Sans Superellipse Otnum 3 is a bold, narrow, monoline, upright, normal x-height font visually similar to 'Helvegen' by Ironbird Creative, 'Metalform Gothic JNL' by Jeff Levine, 'Refinery' by Kimmy Design, 'Black River' by Larin Type Co, 'Hockeynight Sans' by XTOPH, and 'Manifest' by Yasin Yalcin (names referenced only for comparison).
Keywords: headlines, posters, signage, packaging, labels/ui, industrial, utilitarian, authoritative, modern, technical, space saving, high impact, system coherence, modern utility, condensed, rounded corners, squared curves, high contrast presence, compact.
A compact, condensed sans with heavy, even stroke weight and a squared-off construction softened by rounded corners. Curves resolve into superellipse-like bowls and counters, giving letters like O, C, and G a rounded-rectangle silhouette rather than a true circle. Terminals are clean and blunt, joins are sturdy, and the overall texture is dense and dark with tight interior spaces that stay consistent across the set. Uppercase forms are tall and efficient, while lowercase maintains straightforward, engineered shapes with minimal modulation and clear, blocky numerals.
Well-suited for headlines, posters, and branded statements that need a compact footprint with strong presence. The sturdy shapes and condensed proportions also fit signage, packaging, labels, and interface/wayfinding-style typography where dense information must stay visually disciplined.
The tone is strong and pragmatic, leaning toward industrial and technical communication rather than expressive or delicate typography. Its condensed massing and squared-round geometry suggest signage, labeling, and modern utility aesthetics where clarity and impact matter more than warmth.

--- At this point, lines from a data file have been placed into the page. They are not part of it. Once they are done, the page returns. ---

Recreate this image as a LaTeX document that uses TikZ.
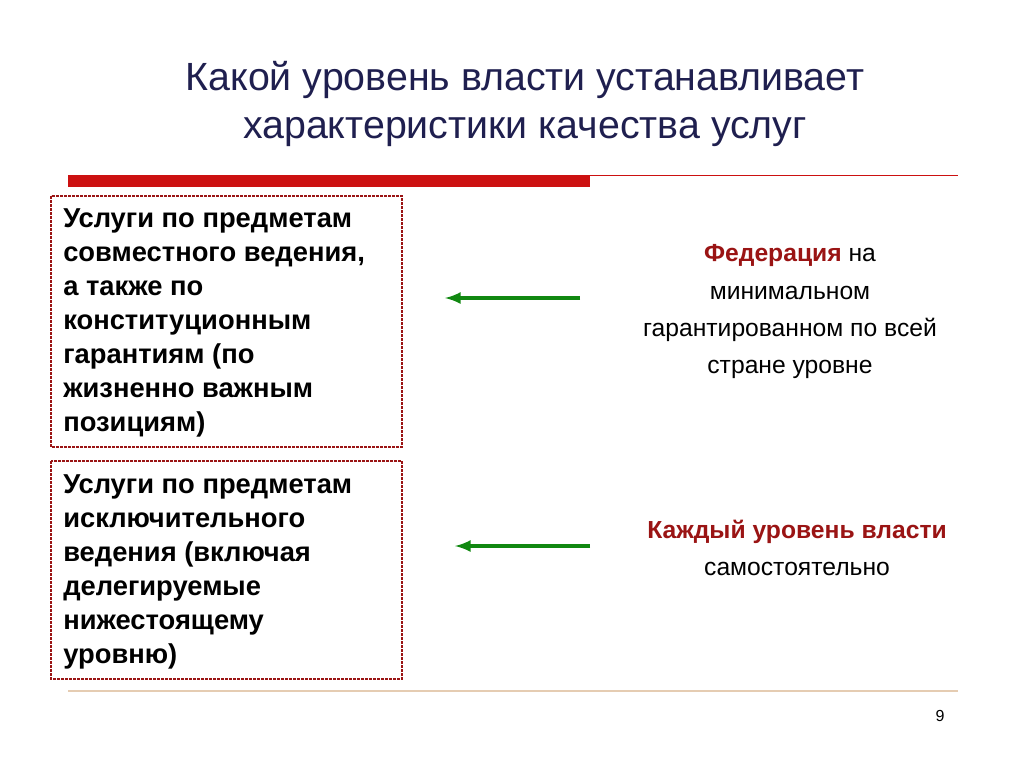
\documentclass[tikz,border=0pt]{standalone}
\usepackage{fontspec}
\setmainfont{Liberation Sans}
\usetikzlibrary{positioning}
\definecolor{titleblue}{HTML}{1F1F4F}
\definecolor{darkred}{HTML}{9A1414}
\definecolor{barred}{HTML}{CC1111}
\definecolor{arrowgreen}{HTML}{118811}
\tikzset{
  boxtext/.style = {anchor=north west, align=left, font=\fontsize{20.5}{25.5}\selectfont\bfseries, inner sep=0pt},
  sidetext/.style = {align=center, font=\fontsize{18.5}{28}\selectfont, inner sep=0pt},
  dotbox/.style = {draw=darkred, densely dotted, line width=2pt},
  greenarrow/.style = {draw=arrowgreen, line width=3pt, -latex}
}
\begin{document}
\begin{tikzpicture}[x=0.75pt, y=-0.75pt]
  \useasboundingbox (0,0) rectangle (1024,768);

  % title
  \node[font=\fontsize{29.5}{36}\selectfont, text=titleblue, align=center] (title) at (525,104)
    {Какой уровень власти устанавливает\\характеристики качества услуг};

  % rules
  \fill[barred] (68,175) rectangle (590,187);
  \draw[barred, line width=0.6pt] (590,175) -- (958,175);
  \draw[color=brown!40, line width=0.8pt] (68,691) -- (958,691);

  % boxes
  \draw[dotbox] (51,196) rectangle (402,447);
  \draw[dotbox] (51,461) rectangle (402,679);
  \node[boxtext] (joint) at (63,208)
    {Услуги по предметам\\совместного ведения,\\а также по\\конституционным\\гарантиям (по\\жизненно важным\\позициям)};
  \node[boxtext] (sole) at (63,474)
    {Услуги по предметам\\исключительного\\ведения (включая\\делегируемые\\нижестоящему\\уровню)};

  % right side
  \node[sidetext] (fed) at (790,312)
    {\textcolor{darkred}{\textbf{Федерация}} на\\минимальном\\гарантированном по всей\\стране уровне};
  \node[sidetext] (each) at (797,548)
    {\textcolor{darkred}{\textbf{Каждый уровень власти}}\\самостоятельно};

  % arrows
  \coordinate (a1s) at (580,298);
  \coordinate (a1e) at (445,298);
  \coordinate (a2s) at (590,546);
  \coordinate (a2e) at (455,546);
  \draw[greenarrow] (a1s) -- (a1e);
  \draw[greenarrow] (a2s) -- (a2e);

  \node[font=\fontsize{12}{14}\selectfont] (page) at (940,716) {9};
\end{tikzpicture}
\end{document}
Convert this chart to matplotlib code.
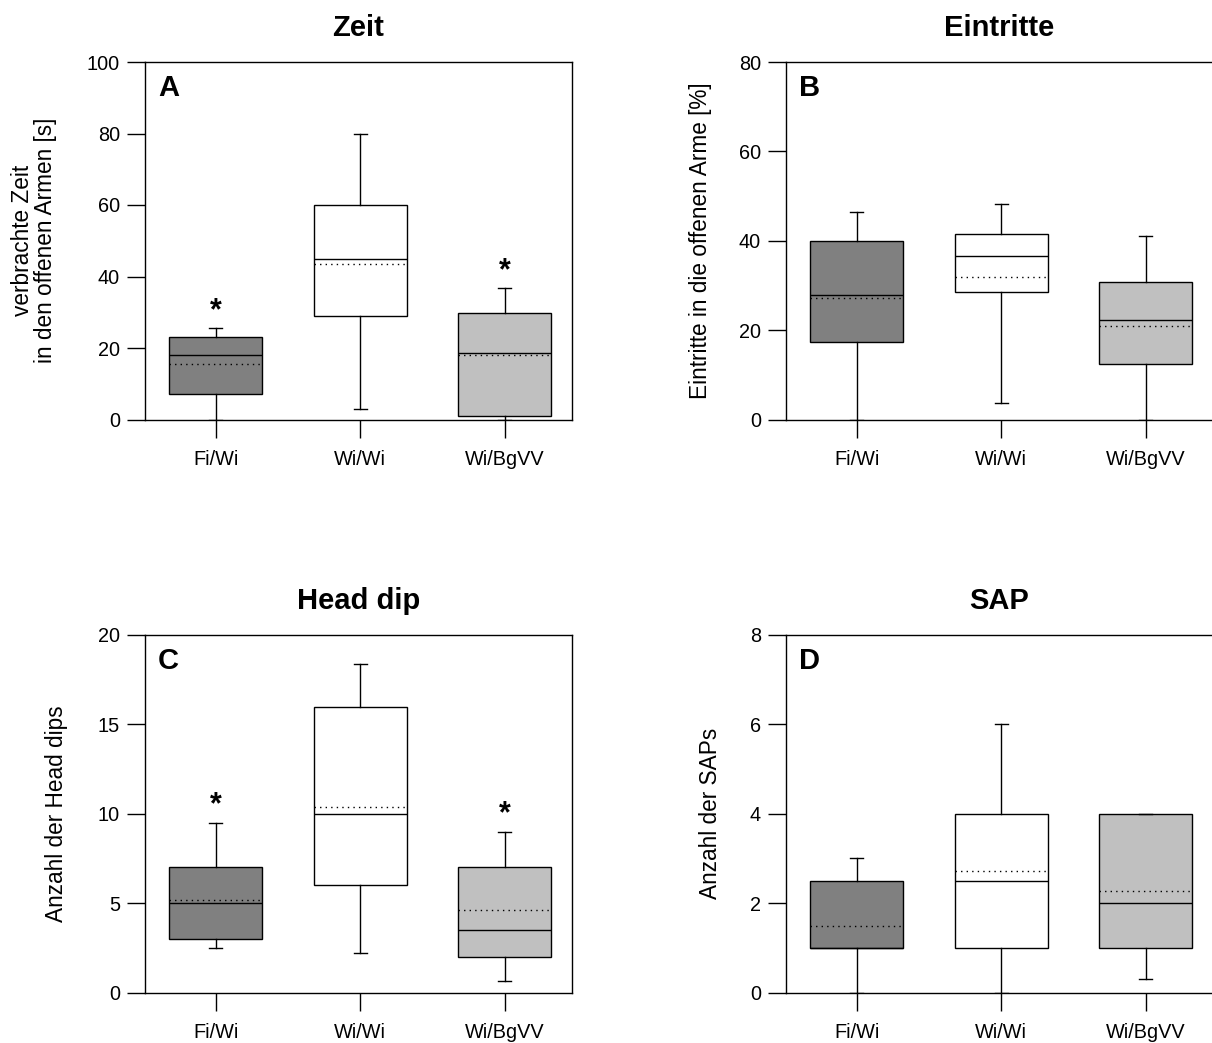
import matplotlib

matplotlib.use("Agg")
import matplotlib.pyplot as plt

plt.rcParams["font.family"] = ["Liberation Sans", "DejaVu Sans"]

groups = ["Fi/Wi", "Wi/Wi", "Wi/BgVV"]
box_colors = ["#808080", "#ffffff", "#c0c0c0"]

# per panel: (whislo, q1, med, q3, whishi, mean) for each group
zeit = [(0, 7.0, 18.1, 23.0, 25.6, 15.4),
        (2.8, 29.0, 45.0, 60.0, 80.0, 43.6),
        (0, 0.9, 18.6, 29.9, 36.7, 18.0)]
eintritte = [(0, 17.4, 27.9, 39.9, 46.4, 27.3),
             (3.8, 28.6, 36.6, 41.6, 48.3, 31.9),
             (0, 12.5, 22.2, 30.7, 41.0, 21.0)]
headdip = [(2.48, 3.0, 4.98, 7.0, 9.5, 5.17),
           (2.2, 6.0, 10.0, 16.0, 18.4, 10.4),
           (0.62, 2.0, 3.5, 7.0, 9.0, 4.6)]
sap = [(0, 1.0, 1.0, 2.49, 3.0, 1.49),
       (0, 1.0, 2.49, 4.0, 6.0, 2.72),
       (0.3, 1.0, 2.0, 4.0, 4.0, 2.28)]

# significance stars: (group index, y)
stars_zeit = [(0, 30.3), (2, 41.5)]
stars_headdip = [(0, 10.5), (2, 10.0)]

panels = [
    dict(title="Zeit", letter="A", data=zeit, ymax=100, yticks=[0, 20, 40, 60, 80, 100],
         ylabel="verbrachte Zeit\nin den offenen Armen [s]", stars=stars_zeit,
         pos=[145, 62], full=True, labx=-0.205),
    dict(title="Eintritte", letter="B", data=eintritte, ymax=80, yticks=[0, 20, 40, 60, 80],
         ylabel="Eintritte in die offenen Arme [%]", stars=[],
         pos=[786, 62], full=False, labx=-0.173),
    dict(title="Head dip", letter="C", data=headdip, ymax=20, yticks=[0, 5, 10, 15, 20],
         ylabel="Anzahl der Head dips", stars=stars_headdip,
         pos=[145, 635], full=True, labx=-0.180),
    dict(title="SAP", letter="D", data=sap, ymax=8, yticks=[0, 2, 4, 6, 8],
         ylabel="Anzahl der SAPs", stars=[],
         pos=[786, 635], full=False, labx=-0.150),
]

W, H = 1212, 1043
fig = plt.figure(figsize=(W / 100, H / 100), dpi=100)

for p in panels:
    left, top = p["pos"]
    ax = fig.add_axes([left / W, (H - top - 357.5) / H, 427 / W, 357.5 / H])
    stats = []
    for g, (lo, q1, med, q3, hi, mean) in zip(groups, p["data"]):
        stats.append(dict(label=g, whislo=lo, q1=q1, med=med, q3=q3,
                          whishi=hi, mean=mean, fliers=[]))
    bp = ax.bxp(stats, positions=[0, 1, 2], widths=0.645, patch_artist=True,
                showmeans=True, meanline=True, showfliers=False, capwidths=0.09,
                boxprops=dict(edgecolor="black", linewidth=1.0),
                medianprops=dict(color="black", linewidth=1.0),
                meanprops=dict(color="black", linestyle=(0, (1, 3)), linewidth=1.0),
                whiskerprops=dict(color="black", linewidth=1.0),
                capprops=dict(color="black", linewidth=1.0),
                zorder=1)
    for patch, c in zip(bp["boxes"], box_colors):
        patch.set_facecolor(c)

    for gi, y in p["stars"]:
        ax.text(gi, y, "*", ha="center", va="center", fontsize=22,
                fontweight="bold")

    ax.set_xlim(-0.49, 2.465)
    ax.set_ylim(0, p["ymax"])
    ax.set_yticks(p["yticks"])
    ax.set_xticks([0, 1, 2])
    ax.set_xticklabels(groups)
    ax.tick_params(axis="both", direction="out", length=13, width=1.0,
                   labelsize=14.3, color="black")
    ax.tick_params(axis="y", pad=5)
    ax.tick_params(axis="x", pad=9)
    for s in ax.spines.values():
        s.set_linewidth(1.0)
        s.set_zorder(3)
    if not p["full"]:
        ax.spines["right"].set_visible(False)
    ax.set_title(p["title"], fontsize=21, fontweight="bold", pad=19)
    ax.text(0.03, 0.926, p["letter"], transform=ax.transAxes, fontsize=21,
            fontweight="bold", ha="left", va="center")
    ax.set_ylabel(p["ylabel"], fontsize=16.3, linespacing=1.05)
    ax.yaxis.set_label_coords(p["labx"], 0.5)

fig.savefig("out.png", dpi=100)
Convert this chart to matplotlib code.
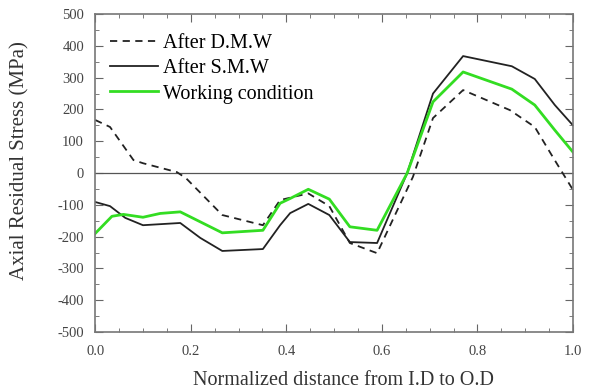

The likely intent is to deliver a space-saving, high-impact sans that reads as engineered and contemporary, using rounded-rectangle geometry to balance firmness with approachability. It appears designed to create consistent, punchy typographic color in display settings and functional environments.
The design emphasizes uniformity and rhythm: repeated rounded-rectangle motifs appear across bowls, shoulders, and numerals, producing a cohesive, system-like feel. At smaller sizes the heavy weight and compact counters may read best with generous spacing or for short bursts of text.